Task directions
Everything in the data should be repeated exactly, save for the images.

Data shown

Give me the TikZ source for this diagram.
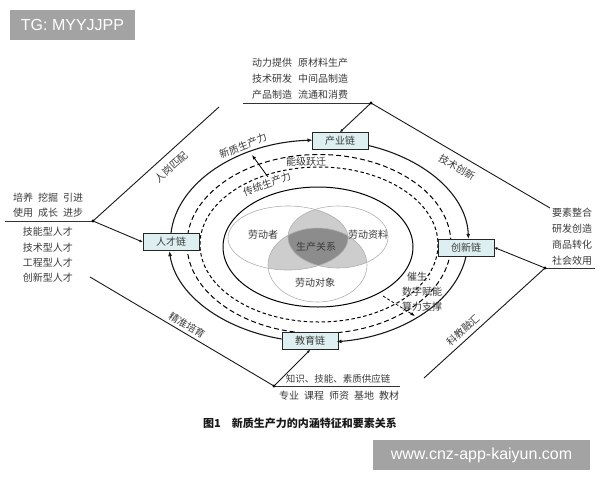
\documentclass[tikz,border=0pt]{standalone}
\usepackage{fontspec}
\setmainfont{Liberation Sans}
\newfontfamily\cjk{Noto Sans CJK SC}
\usetikzlibrary{arrows.meta}
\definecolor{boxc}{HTML}{DDEFF0}
\definecolor{lite}{HTML}{CDCDCD}
\definecolor{darkg}{HTML}{8C8C8C}
\definecolor{wmc}{HTML}{A3A3A3}
\definecolor{txt}{HTML}{3A3A3A}
\definecolor{vennline}{HTML}{B0B0B0}
\begin{document}
\begin{tikzpicture}[x=1pt,y=-1pt,
  font=\cjk\fontsize{10}{12}\selectfont,
  chainbox/.style={draw=black!85, fill=boxc, line width=0.8pt, minimum width=56pt, minimum height=17pt, inner sep=0pt, text=txt},
  lbl/.style={text=txt, inner sep=0pt},
  ring/.style={line width=1.1pt, draw=black!90},
  ringarrow/.style={-{Latex[length=5pt,width=4pt]}},
  link/.style={line width=0.9pt, draw=black!90},
  uline/.style={line width=0.7pt, draw=black!80},
  linkarrow/.style={-{Latex[length=3pt,width=3pt]}},
  venn/.style={draw=vennline, line width=0.6pt},
  wmbox/.style={fill=wmc, text=white, inner sep=0pt, font=\normalfont\fontsize{16}{18}\selectfont},
]
\useasboundingbox (0,0) rectangle (600,480);
\fill[white] (0,0) rectangle (600,480);

% watermarks
\node[wmbox, minimum width=125pt, minimum height=30pt] (wm1) at (72.5,25) {TG: MYYJJPP};
\node[wmbox, minimum width=217pt, minimum height=30pt] (wm2) at (481.5,455) {www.cnz-app-kaiyun.com};

% dashed and inner rings
\draw[line width=1pt, dash pattern=on 5pt off 3pt] (319,244) ellipse [x radius=132, y radius=89.5];
\draw[line width=1pt, dash pattern=on 3.5pt off 2.5pt] (319,244.5) ellipse [x radius=119, y radius=77.5];
\draw[line width=1pt] (318,247) ellipse [x radius=95, y radius=60];

% venn
\begin{scope}
  \clip (288,238) ellipse [x radius=60, y radius=32];
  \fill[lite] (338,237) ellipse [x radius=50, y radius=31];
  \fill[lite] (317.5,265) ellipse [x radius=49.5, y radius=37];
\end{scope}
\begin{scope}
  \clip (338,237) ellipse [x radius=50, y radius=31];
  \fill[lite] (317.5,265) ellipse [x radius=49.5, y radius=37];
\end{scope}
\begin{scope}
  \clip (288,238) ellipse [x radius=60, y radius=32];
  \clip (338,237) ellipse [x radius=50, y radius=31];
  \fill[darkg] (317.5,265) ellipse [x radius=49.5, y radius=37];
\end{scope}
\draw[venn] (288,238) ellipse [x radius=60, y radius=32];
\draw[venn] (338,237) ellipse [x radius=50, y radius=31];
\draw[venn] (317.5,265) ellipse [x radius=49.5, y radius=37];
\node[lbl] (ldz) at (263,235) {劳动者};
\node[lbl] (ldzl) at (368,235) {劳动资料};
\node[lbl] (scgx) at (316,247) {生产关系};
\node[lbl] (lddx) at (315,283) {劳动对象};

% chain boxes
\node[chainbox] (cy) at (340,141) {产业链};
\node[chainbox] (rc) at (171,242) {人才链};
\node[chainbox] (cx) at (466,247.5) {创新链};
\node[chainbox] (ed) at (310,341) {教育链};

% outer ring arcs
\draw[ring, ringarrow] (rc.north) arc[start angle=184.5, end angle=267.3, x radius=149, y radius=101];
\draw[ring, ringarrow] ([yshift=-4.5pt]cy.east) arc[start angle=289.2, end angle=358.9, x radius=149, y radius=101];
\draw[ring, ringarrow] (cx.south) arc[start angle=8.5, end angle=83.1, x radius=149, y radius=101];
\draw[ring, ringarrow] ([yshift=2pt]ed.west) arc[start angle=104, end angle=174.3, x radius=149, y radius=101];

% ring labels
\node[lbl, rotate=22] (xz) at (243,146) {新质生产力};
\node[lbl, rotate=20] (ct) at (267,184) {传统生产力};
\node[lbl] (nj) at (306,162) {能级跃迁};
\coordinate (up1) at (268,177);
\coordinate (up2) at (252,155);
\draw[line width=0.8pt, -{Latex[length=4.5pt,width=3.5pt]}] (up1) -- (up2);
\node[lbl, align=center, font=\cjk\fontsize{10}{15}\selectfont] (cs) at (422,292) {催生：\\数字赋能\\算力支撑};
\coordinate (dn1) at (383,296);
\coordinate (dn2) at (415,316);
\draw[line width=0.8pt, dash pattern=on 3pt off 2pt, -{Latex[length=4.5pt,width=3.5pt]}] (dn1) -- (dn2);

% connector geometry
\coordinate (tdot) at (371,103);
\coordinate (tline) at (243,103);
\coordinate (tend) at (550,208);
\coordinate (ldot) at (93,221);
\coordinate (lline) at (5,221);
\coordinate (ltop) at (219,107);
\coordinate (lbot) at (90,277);
\coordinate (bdot) at (274,386);
\coordinate (bline) at (400,386);
\coordinate (rdot) at (545,268);
\coordinate (rline) at (595,268);
\coordinate (rbot) at (424,378);

\draw[uline] (tline) -- (tdot);
\draw[link] (tdot) -- (tend);
\draw[link, linkarrow] (tdot) -- (cy.north);
\draw[uline] (lline) -- (ldot);
\draw[link] (ldot) -- (ltop);
\draw[link, linkarrow] (ldot) -- (rc.west);
\draw[link] (lbot) -- (bdot);
\draw[uline] (bdot) -- (bline);
\draw[link, linkarrow] (bdot) -- (ed.south);
\draw[uline] (rdot) -- (rline);
\draw[link] (rdot) -- (rbot);
\draw[link, linkarrow] (rdot) -- (cx.east);
\foreach \p in {tdot,ldot,bdot,rdot} \fill (\p) circle[radius=1.7pt];

% diamond labels
\node[lbl, rotate=42] (rg) at (171,167) {人岗匹配};
\node[lbl, rotate=-30.4] (js) at (457,167) {技术创新};
\node[lbl, rotate=-30.6] (jz) at (187,325) {精准培育};
\node[lbl, rotate=42] (kj) at (463,330) {科教融汇};

% text blocks
\node[lbl, align=left, anchor=west, font=\cjk\fontsize{10}{16}\selectfont] (topt) at (252,79)
  {动力提供\hspace{0.6em}原材料生产\\技术研发\hspace{0.6em}中间品制造\\产品制造\hspace{0.6em}流通和消费};
\node[lbl, align=left, anchor=west, font=\cjk\fontsize{10}{15}\selectfont] (lt) at (13,205.5)
  {培养\hspace{0.5em}挖掘\hspace{0.5em}引进\\使用\hspace{0.5em}成长\hspace{0.5em}进步};
\node[lbl, align=center, font=\cjk\fontsize{10}{15.3}\selectfont] (lb) at (48,255)
  {技能型人才\\技术型人才\\工程型人才\\创新型人才};
\node[lbl, align=center, font=\cjk\fontsize{10}{16}\selectfont] (rt) at (572,237)
  {要素整合\\研发创造\\商品转化\\社会效用};
\node[lbl, font=\cjk\fontsize{9.5}{12}\selectfont] (bt) at (338,379) {知识、技能、素质供应链};
\node[lbl] (bb) at (339,396) {专业\hspace{0.5em}课程\hspace{0.5em}师资\hspace{0.5em}基地\hspace{0.5em}教材};

% caption
\node[inner sep=0pt, text=black!90, font=\cjk\bfseries\fontsize{11}{13}\selectfont] (cap) at (300,423)
  {图1\hspace{1em}新质生产力的内涵特征和要素关系};
\end{tikzpicture}
\end{document}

Answer
Give me the TikZ source for this diagram.
\documentclass[tikz,border=0pt]{standalone}
\usepackage{fontspec}
\setmainfont{Liberation Sans}
\newfontfamily\cjk{Noto Sans CJK SC}
\usetikzlibrary{arrows.meta}
\definecolor{boxc}{HTML}{DDEFF0}
\definecolor{lite}{HTML}{CDCDCD}
\definecolor{darkg}{HTML}{8C8C8C}
\definecolor{wmc}{HTML}{A3A3A3}
\definecolor{txt}{HTML}{3A3A3A}
\definecolor{vennline}{HTML}{B0B0B0}
\begin{document}
\begin{tikzpicture}[x=1pt,y=-1pt,
  font=\cjk\fontsize{10}{12}\selectfont,
  chainbox/.style={draw=black!85, fill=boxc, line width=0.8pt, minimum width=56pt, minimum height=17pt, inner sep=0pt, text=txt},
  lbl/.style={text=txt, inner sep=0pt},
  ring/.style={line width=1.1pt, draw=black!90},
  ringarrow/.style={-{Latex[length=5pt,width=4pt]}},
  link/.style={line width=0.9pt, draw=black!90},
  uline/.style={line width=0.7pt, draw=black!80},
  linkarrow/.style={-{Latex[length=3pt,width=3pt]}},
  venn/.style={draw=vennline, line width=0.6pt},
  wmbox/.style={fill=wmc, text=white, inner sep=0pt, font=\normalfont\fontsize{16}{18}\selectfont},
]
\useasboundingbox (0,0) rectangle (600,480);
\fill[white] (0,0) rectangle (600,480);

% watermarks
\node[wmbox, minimum width=125pt, minimum height=30pt] (wm1) at (72.5,25) {TG: MYYJJPP};
\node[wmbox, minimum width=217pt, minimum height=30pt] (wm2) at (481.5,455) {www.cnz-app-kaiyun.com};

% dashed and inner rings
\draw[line width=1pt, dash pattern=on 5pt off 3pt] (319,244) ellipse [x radius=132, y radius=89.5];
\draw[line width=1pt, dash pattern=on 3.5pt off 2.5pt] (319,244.5) ellipse [x radius=119, y radius=77.5];
\draw[line width=1pt] (318,247) ellipse [x radius=95, y radius=60];

% venn
\begin{scope}
  \clip (288,238) ellipse [x radius=60, y radius=32];
  \fill[lite] (338,237) ellipse [x radius=50, y radius=31];
  \fill[lite] (317.5,265) ellipse [x radius=49.5, y radius=37];
\end{scope}
\begin{scope}
  \clip (338,237) ellipse [x radius=50, y radius=31];
  \fill[lite] (317.5,265) ellipse [x radius=49.5, y radius=37];
\end{scope}
\begin{scope}
  \clip (288,238) ellipse [x radius=60, y radius=32];
  \clip (338,237) ellipse [x radius=50, y radius=31];
  \fill[darkg] (317.5,265) ellipse [x radius=49.5, y radius=37];
\end{scope}
\draw[venn] (288,238) ellipse [x radius=60, y radius=32];
\draw[venn] (338,237) ellipse [x radius=50, y radius=31];
\draw[venn] (317.5,265) ellipse [x radius=49.5, y radius=37];
\node[lbl] (ldz) at (263,235) {劳动者};
\node[lbl] (ldzl) at (368,235) {劳动资料};
\node[lbl] (scgx) at (316,247) {生产关系};
\node[lbl] (lddx) at (315,283) {劳动对象};

% chain boxes
\node[chainbox] (cy) at (340,141) {产业链};
\node[chainbox] (rc) at (171,242) {人才链};
\node[chainbox] (cx) at (466,247.5) {创新链};
\node[chainbox] (ed) at (310,341) {教育链};

% outer ring arcs
\draw[ring, ringarrow] (rc.north) arc[start angle=184.5, end angle=267.3, x radius=149, y radius=101];
\draw[ring, ringarrow] ([yshift=-4.5pt]cy.east) arc[start angle=289.2, end angle=358.9, x radius=149, y radius=101];
\draw[ring, ringarrow] (cx.south) arc[start angle=8.5, end angle=83.1, x radius=149, y radius=101];
\draw[ring, ringarrow] ([yshift=2pt]ed.west) arc[start angle=104, end angle=174.3, x radius=149, y radius=101];

% ring labels
\node[lbl, rotate=22] (xz) at (243,146) {新质生产力};
\node[lbl, rotate=20] (ct) at (267,184) {传统生产力};
\node[lbl] (nj) at (306,162) {能级跃迁};
\coordinate (up1) at (268,177);
\coordinate (up2) at (252,155);
\draw[line width=0.8pt, -{Latex[length=4.5pt,width=3.5pt]}] (up1) -- (up2);
\node[lbl, align=center, font=\cjk\fontsize{10}{15}\selectfont] (cs) at (422,292) {催生：\\数字赋能\\算力支撑};
\coordinate (dn1) at (383,296);
\coordinate (dn2) at (415,316);
\draw[line width=0.8pt, dash pattern=on 3pt off 2pt, -{Latex[length=4.5pt,width=3.5pt]}] (dn1) -- (dn2);

% connector geometry
\coordinate (tdot) at (371,103);
\coordinate (tline) at (243,103);
\coordinate (tend) at (550,208);
\coordinate (ldot) at (93,221);
\coordinate (lline) at (5,221);
\coordinate (ltop) at (219,107);
\coordinate (lbot) at (90,277);
\coordinate (bdot) at (274,386);
\coordinate (bline) at (400,386);
\coordinate (rdot) at (545,268);
\coordinate (rline) at (595,268);
\coordinate (rbot) at (424,378);

\draw[uline] (tline) -- (tdot);
\draw[link] (tdot) -- (tend);
\draw[link, linkarrow] (tdot) -- (cy.north);
\draw[uline] (lline) -- (ldot);
\draw[link] (ldot) -- (ltop);
\draw[link, linkarrow] (ldot) -- (rc.west);
\draw[link] (lbot) -- (bdot);
\draw[uline] (bdot) -- (bline);
\draw[link, linkarrow] (bdot) -- (ed.south);
\draw[uline] (rdot) -- (rline);
\draw[link] (rdot) -- (rbot);
\draw[link, linkarrow] (rdot) -- (cx.east);
\foreach \p in {tdot,ldot,bdot,rdot} \fill (\p) circle[radius=1.7pt];

% diamond labels
\node[lbl, rotate=42] (rg) at (171,167) {人岗匹配};
\node[lbl, rotate=-30.4] (js) at (457,167) {技术创新};
\node[lbl, rotate=-30.6] (jz) at (187,325) {精准培育};
\node[lbl, rotate=42] (kj) at (463,330) {科教融汇};

% text blocks
\node[lbl, align=left, anchor=west, font=\cjk\fontsize{10}{16}\selectfont] (topt) at (252,79)
  {动力提供\hspace{0.6em}原材料生产\\技术研发\hspace{0.6em}中间品制造\\产品制造\hspace{0.6em}流通和消费};
\node[lbl, align=left, anchor=west, font=\cjk\fontsize{10}{15}\selectfont] (lt) at (13,205.5)
  {培养\hspace{0.5em}挖掘\hspace{0.5em}引进\\使用\hspace{0.5em}成长\hspace{0.5em}进步};
\node[lbl, align=center, font=\cjk\fontsize{10}{15.3}\selectfont] (lb) at (48,255)
  {技能型人才\\技术型人才\\工程型人才\\创新型人才};
\node[lbl, align=center, font=\cjk\fontsize{10}{16}\selectfont] (rt) at (572,237)
  {要素整合\\研发创造\\商品转化\\社会效用};
\node[lbl, font=\cjk\fontsize{9.5}{12}\selectfont] (bt) at (338,379) {知识、技能、素质供应链};
\node[lbl] (bb) at (339,396) {专业\hspace{0.5em}课程\hspace{0.5em}师资\hspace{0.5em}基地\hspace{0.5em}教材};

% caption
\node[inner sep=0pt, text=black!90, font=\cjk\bfseries\fontsize{11}{13}\selectfont] (cap) at (300,423)
  {图1\hspace{1em}新质生产力的内涵特征和要素关系};
\end{tikzpicture}
\end{document}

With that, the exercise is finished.